Finally Moving
Been lots of art from the past few weeks, but I haven’t been sharing it because it’s been mostly experimenting with new media. But it occurred to me that it’s of more worth to take note of my thoughts about the media I’m using than to just play with them and then set the experiments aside unexamined. So, as usual, beloved congregants, you must be my Shelf Skull and absorb my self-involved musings and unfinished art.
Starting with the second thing first, we have some new art for Bluebird, which is now fully up to date on its own page, so you can catch up on that. I’ve been sketching Bluebird themself lately, so perhaps soon you’ll get a glimpse of exactly what this robot person looks like! This is a view of the Ampheres weather station stranded offshore. My ongoing issue-slash-challenge with drawing things for Bluebird is that it features a lot of 1) machinery, and 2) very large machinery viewed from a very great distance. Making things look big is a challenge for me - I’m okay at perspective in terms of arranging geometrical objects on a surface, but I’m very bad at foreshortening, and I struggle with horizons and making backgrounds fall away, etc. So this piece involved a lot of practice around that.
One thing I’m realizing is that I need to adjust my setup such that it’s possible to work on a larger scale. With the tools I’m using, it’s not really possible to get great detail on an 8.5x11 sheet, and that’s about the size of the drawing surface I have available. I’m hoping to get out of this apartment in the next few months, so perhaps we can work on that. I’ve always dreamed of drawing something continuous on a roll of paper, but that’s right out under the present circumstances.
The little flying goblin dude is a test of my new pens; I picked up some Staedtler pens to try alongside my Microns, see how they feel. They’re a lot smoother than the Microns, which is good and bad - they’re more comfortable and pleasant to draw with, but harder to shade really delicately with. The tips are stronger and I feel less like I’m about to break them with my giant meat-paws, though, so that’s nice.

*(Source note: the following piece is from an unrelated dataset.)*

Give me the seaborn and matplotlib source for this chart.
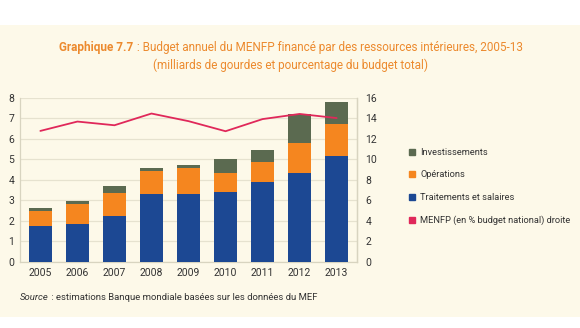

And the fox and building pictures are experiments with Dura-lar; one of my metamours gave me a few sheets to mess with and it’s very interesting - basically a translucent film to draw on, and then you can layer it like you would in Photoshop, but with traditional media. It’s incredibly smooth, which is a different experience in itself, no tooth at all. With the fox, I just used straight up markers on it, and while I was able to scan it and work with it okay, I left it out to dry for a week and a half, I shit you not, and it was still wet. So using the markers on the Dura-lar seems like it’s going to require a lot of blending and Q-tip/finger work to make it functional. The building was some of that kind of action - I was using cotton swabs to smear it a bit, and got a really lovely watercolory feel. The interesting thing - and I’ll try to get a picture of this sometime this week to show you - is that after a few days, the ink on the Dura-lar changed color. That building isn’t brown on the page anymore, it’s green. I have no idea at all why this happened, but I guess I’m excited to find out more? What a bizarre material.